▶ [Dataset]
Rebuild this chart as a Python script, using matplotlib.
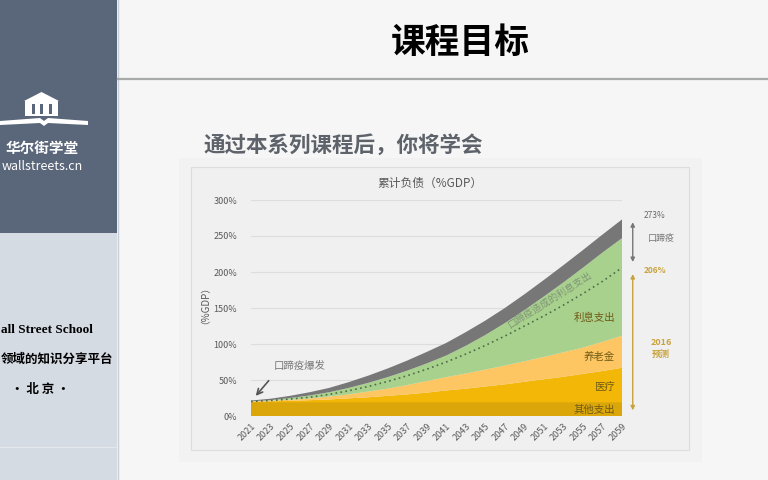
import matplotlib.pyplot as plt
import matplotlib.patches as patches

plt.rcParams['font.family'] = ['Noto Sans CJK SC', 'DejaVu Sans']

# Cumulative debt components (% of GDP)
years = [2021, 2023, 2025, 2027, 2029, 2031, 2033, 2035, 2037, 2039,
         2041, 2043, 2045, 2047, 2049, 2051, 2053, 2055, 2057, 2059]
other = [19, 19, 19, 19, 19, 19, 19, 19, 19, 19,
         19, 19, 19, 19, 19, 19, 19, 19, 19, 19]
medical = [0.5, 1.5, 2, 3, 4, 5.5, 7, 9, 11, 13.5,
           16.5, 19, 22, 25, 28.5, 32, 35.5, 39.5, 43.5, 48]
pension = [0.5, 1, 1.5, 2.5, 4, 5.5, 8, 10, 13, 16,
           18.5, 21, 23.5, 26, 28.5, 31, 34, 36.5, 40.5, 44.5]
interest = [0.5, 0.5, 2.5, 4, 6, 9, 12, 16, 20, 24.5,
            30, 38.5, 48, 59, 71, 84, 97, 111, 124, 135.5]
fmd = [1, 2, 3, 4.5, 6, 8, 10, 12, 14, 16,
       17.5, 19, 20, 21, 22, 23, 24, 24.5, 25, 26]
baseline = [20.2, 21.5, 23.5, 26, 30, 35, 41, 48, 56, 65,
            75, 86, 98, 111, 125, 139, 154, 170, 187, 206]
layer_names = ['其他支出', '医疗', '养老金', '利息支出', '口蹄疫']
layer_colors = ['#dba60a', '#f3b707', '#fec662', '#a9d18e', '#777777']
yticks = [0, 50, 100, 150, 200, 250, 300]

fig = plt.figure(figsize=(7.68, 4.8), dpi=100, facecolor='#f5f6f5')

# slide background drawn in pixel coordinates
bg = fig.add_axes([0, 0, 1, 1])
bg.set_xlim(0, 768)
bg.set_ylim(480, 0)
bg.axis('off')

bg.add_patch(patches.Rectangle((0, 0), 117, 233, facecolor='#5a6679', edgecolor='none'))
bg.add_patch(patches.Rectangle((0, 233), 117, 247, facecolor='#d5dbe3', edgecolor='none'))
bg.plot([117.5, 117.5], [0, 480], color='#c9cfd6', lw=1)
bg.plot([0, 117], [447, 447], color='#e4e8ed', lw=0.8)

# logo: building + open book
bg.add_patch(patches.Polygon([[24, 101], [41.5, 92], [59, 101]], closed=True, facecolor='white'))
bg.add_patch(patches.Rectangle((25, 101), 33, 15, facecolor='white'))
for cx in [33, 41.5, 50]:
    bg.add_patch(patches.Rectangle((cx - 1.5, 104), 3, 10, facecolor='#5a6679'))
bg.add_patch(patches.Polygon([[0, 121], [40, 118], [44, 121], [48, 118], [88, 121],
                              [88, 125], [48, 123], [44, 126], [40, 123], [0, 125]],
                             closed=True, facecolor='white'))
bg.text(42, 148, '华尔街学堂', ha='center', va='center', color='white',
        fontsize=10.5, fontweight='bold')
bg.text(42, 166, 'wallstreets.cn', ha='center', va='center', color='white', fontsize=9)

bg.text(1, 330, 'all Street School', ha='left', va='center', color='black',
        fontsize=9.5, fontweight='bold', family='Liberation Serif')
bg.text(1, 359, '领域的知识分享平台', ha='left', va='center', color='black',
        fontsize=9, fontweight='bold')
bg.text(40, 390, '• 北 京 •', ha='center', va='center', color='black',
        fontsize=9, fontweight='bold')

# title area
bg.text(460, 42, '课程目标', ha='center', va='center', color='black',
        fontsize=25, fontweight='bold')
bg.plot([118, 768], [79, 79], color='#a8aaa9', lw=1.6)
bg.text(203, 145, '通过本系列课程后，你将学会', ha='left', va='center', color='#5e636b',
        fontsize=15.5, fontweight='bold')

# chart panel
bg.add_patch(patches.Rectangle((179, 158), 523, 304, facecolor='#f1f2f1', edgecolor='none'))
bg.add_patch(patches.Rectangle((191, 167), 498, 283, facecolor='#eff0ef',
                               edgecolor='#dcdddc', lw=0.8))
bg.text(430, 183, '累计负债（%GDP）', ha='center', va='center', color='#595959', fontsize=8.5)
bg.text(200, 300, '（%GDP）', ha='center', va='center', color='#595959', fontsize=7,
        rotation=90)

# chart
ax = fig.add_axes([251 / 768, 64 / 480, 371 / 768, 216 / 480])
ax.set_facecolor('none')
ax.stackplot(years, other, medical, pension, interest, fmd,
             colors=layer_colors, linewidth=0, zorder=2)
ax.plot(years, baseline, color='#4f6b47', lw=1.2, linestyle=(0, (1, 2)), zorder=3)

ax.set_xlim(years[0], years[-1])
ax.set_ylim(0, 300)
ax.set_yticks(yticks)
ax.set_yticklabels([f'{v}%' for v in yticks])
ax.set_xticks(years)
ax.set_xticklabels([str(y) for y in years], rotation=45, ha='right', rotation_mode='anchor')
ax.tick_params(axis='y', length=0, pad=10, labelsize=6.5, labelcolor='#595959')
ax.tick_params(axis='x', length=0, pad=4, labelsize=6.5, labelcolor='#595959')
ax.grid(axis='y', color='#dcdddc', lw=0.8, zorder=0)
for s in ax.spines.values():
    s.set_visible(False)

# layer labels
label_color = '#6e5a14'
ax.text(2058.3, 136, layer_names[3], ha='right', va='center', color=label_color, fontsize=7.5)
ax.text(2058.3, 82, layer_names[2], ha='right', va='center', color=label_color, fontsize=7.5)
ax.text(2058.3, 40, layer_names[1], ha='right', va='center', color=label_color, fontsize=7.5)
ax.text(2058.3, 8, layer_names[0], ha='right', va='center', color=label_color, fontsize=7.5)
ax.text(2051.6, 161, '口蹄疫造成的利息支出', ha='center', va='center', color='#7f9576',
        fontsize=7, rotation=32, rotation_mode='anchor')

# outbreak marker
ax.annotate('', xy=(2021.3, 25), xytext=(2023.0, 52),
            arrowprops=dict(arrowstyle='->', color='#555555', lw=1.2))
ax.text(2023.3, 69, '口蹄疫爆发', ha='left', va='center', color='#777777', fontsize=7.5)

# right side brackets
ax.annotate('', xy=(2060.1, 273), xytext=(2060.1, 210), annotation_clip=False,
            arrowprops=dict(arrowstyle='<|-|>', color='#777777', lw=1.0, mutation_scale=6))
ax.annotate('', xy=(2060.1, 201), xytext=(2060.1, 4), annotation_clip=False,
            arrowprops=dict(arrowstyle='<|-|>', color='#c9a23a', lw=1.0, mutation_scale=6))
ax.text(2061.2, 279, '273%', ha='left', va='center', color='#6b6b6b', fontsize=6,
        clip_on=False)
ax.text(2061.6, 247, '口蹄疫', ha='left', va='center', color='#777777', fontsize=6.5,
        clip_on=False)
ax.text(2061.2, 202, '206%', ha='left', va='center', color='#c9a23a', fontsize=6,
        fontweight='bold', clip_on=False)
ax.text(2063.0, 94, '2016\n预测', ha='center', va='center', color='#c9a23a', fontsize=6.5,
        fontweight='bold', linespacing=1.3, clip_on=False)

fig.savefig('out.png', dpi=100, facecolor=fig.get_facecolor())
---
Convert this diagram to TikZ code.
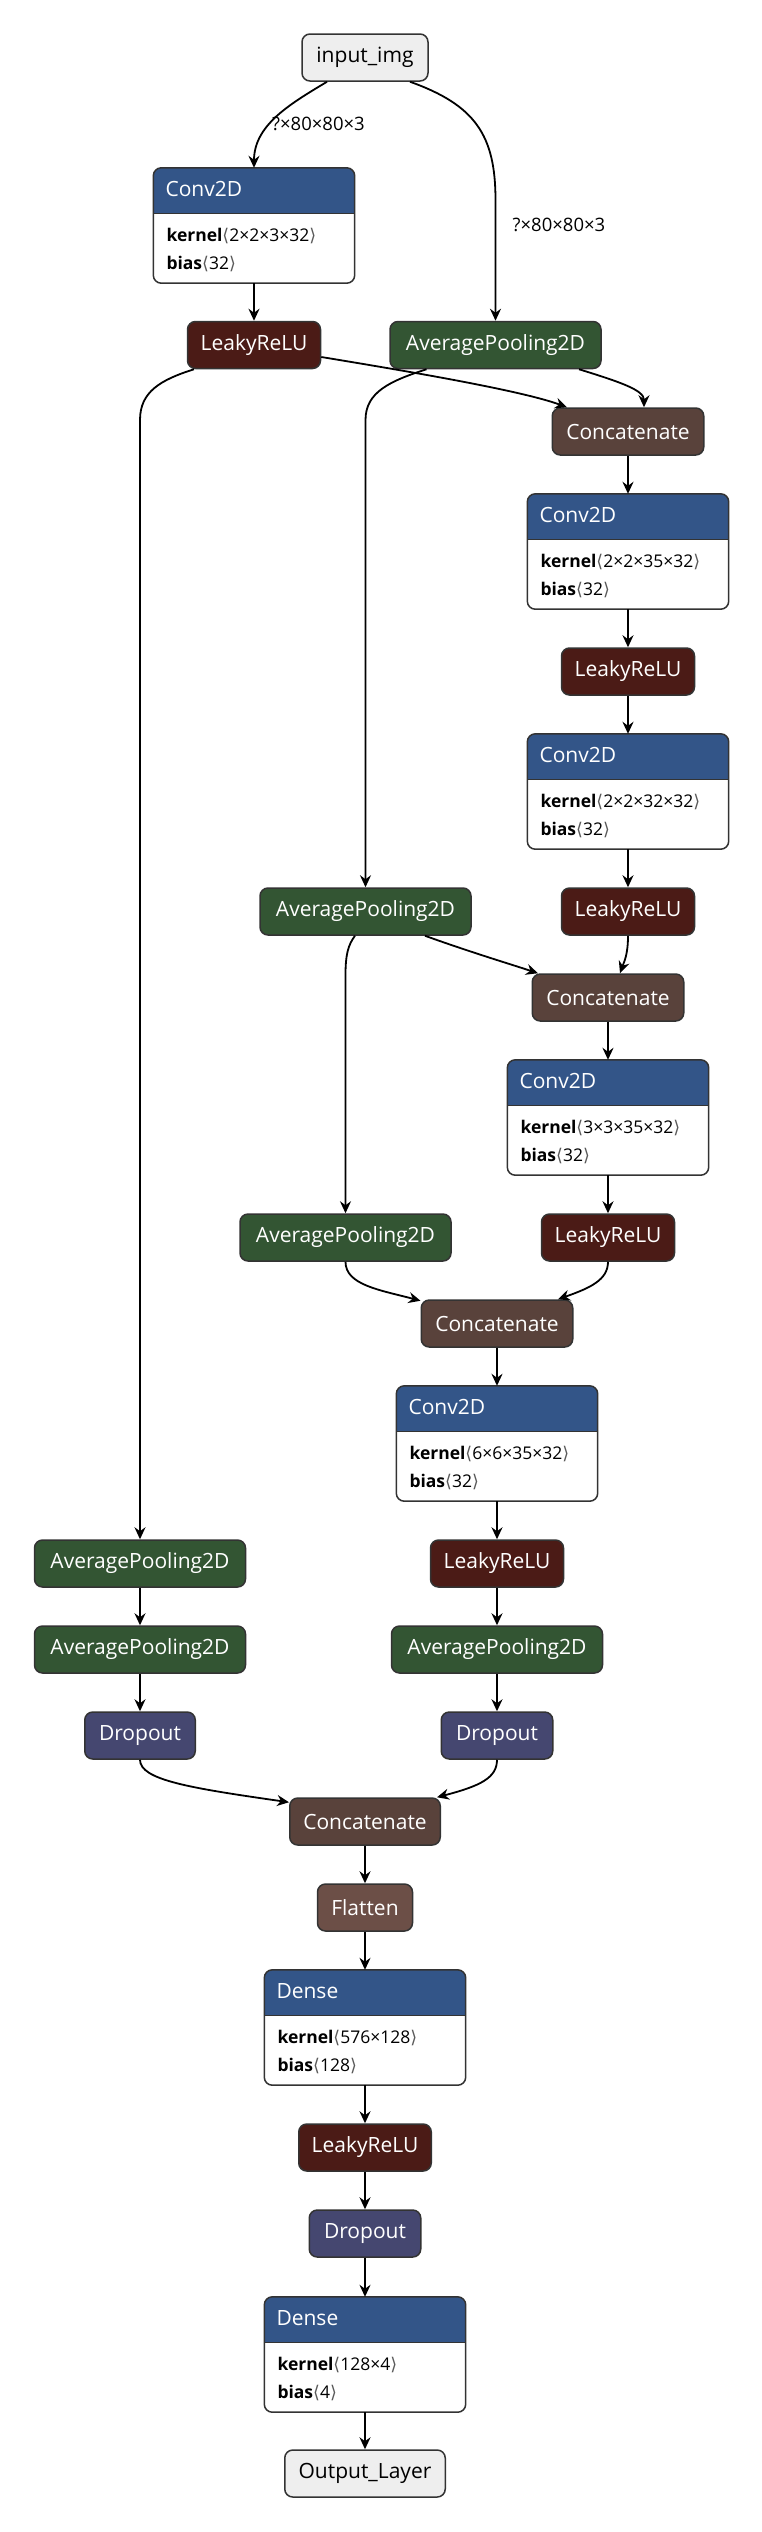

▶ [Prompt]
Look above for the line with "Rebuild this chart" and the line with "bg.plot([0, 117], [447, 447], color='#e4e8ed', lw=0.8)", then copy exactly the lines from the first through the second, both kept, with no pictures.

▶ [Exercise output]
Rebuild this chart as a Python script, using matplotlib.
import matplotlib.pyplot as plt
import matplotlib.patches as patches

plt.rcParams['font.family'] = ['Noto Sans CJK SC', 'DejaVu Sans']

# Cumulative debt components (% of GDP)
years = [2021, 2023, 2025, 2027, 2029, 2031, 2033, 2035, 2037, 2039,
         2041, 2043, 2045, 2047, 2049, 2051, 2053, 2055, 2057, 2059]
other = [19, 19, 19, 19, 19, 19, 19, 19, 19, 19,
         19, 19, 19, 19, 19, 19, 19, 19, 19, 19]
medical = [0.5, 1.5, 2, 3, 4, 5.5, 7, 9, 11, 13.5,
           16.5, 19, 22, 25, 28.5, 32, 35.5, 39.5, 43.5, 48]
pension = [0.5, 1, 1.5, 2.5, 4, 5.5, 8, 10, 13, 16,
           18.5, 21, 23.5, 26, 28.5, 31, 34, 36.5, 40.5, 44.5]
interest = [0.5, 0.5, 2.5, 4, 6, 9, 12, 16, 20, 24.5,
            30, 38.5, 48, 59, 71, 84, 97, 111, 124, 135.5]
fmd = [1, 2, 3, 4.5, 6, 8, 10, 12, 14, 16,
       17.5, 19, 20, 21, 22, 23, 24, 24.5, 25, 26]
baseline = [20.2, 21.5, 23.5, 26, 30, 35, 41, 48, 56, 65,
            75, 86, 98, 111, 125, 139, 154, 170, 187, 206]
layer_names = ['其他支出', '医疗', '养老金', '利息支出', '口蹄疫']
layer_colors = ['#dba60a', '#f3b707', '#fec662', '#a9d18e', '#777777']
yticks = [0, 50, 100, 150, 200, 250, 300]

fig = plt.figure(figsize=(7.68, 4.8), dpi=100, facecolor='#f5f6f5')

# slide background drawn in pixel coordinates
bg = fig.add_axes([0, 0, 1, 1])
bg.set_xlim(0, 768)
bg.set_ylim(480, 0)
bg.axis('off')

bg.add_patch(patches.Rectangle((0, 0), 117, 233, facecolor='#5a6679', edgecolor='none'))
bg.add_patch(patches.Rectangle((0, 233), 117, 247, facecolor='#d5dbe3', edgecolor='none'))
bg.plot([117.5, 117.5], [0, 480], color='#c9cfd6', lw=1)
bg.plot([0, 117], [447, 447], color='#e4e8ed', lw=0.8)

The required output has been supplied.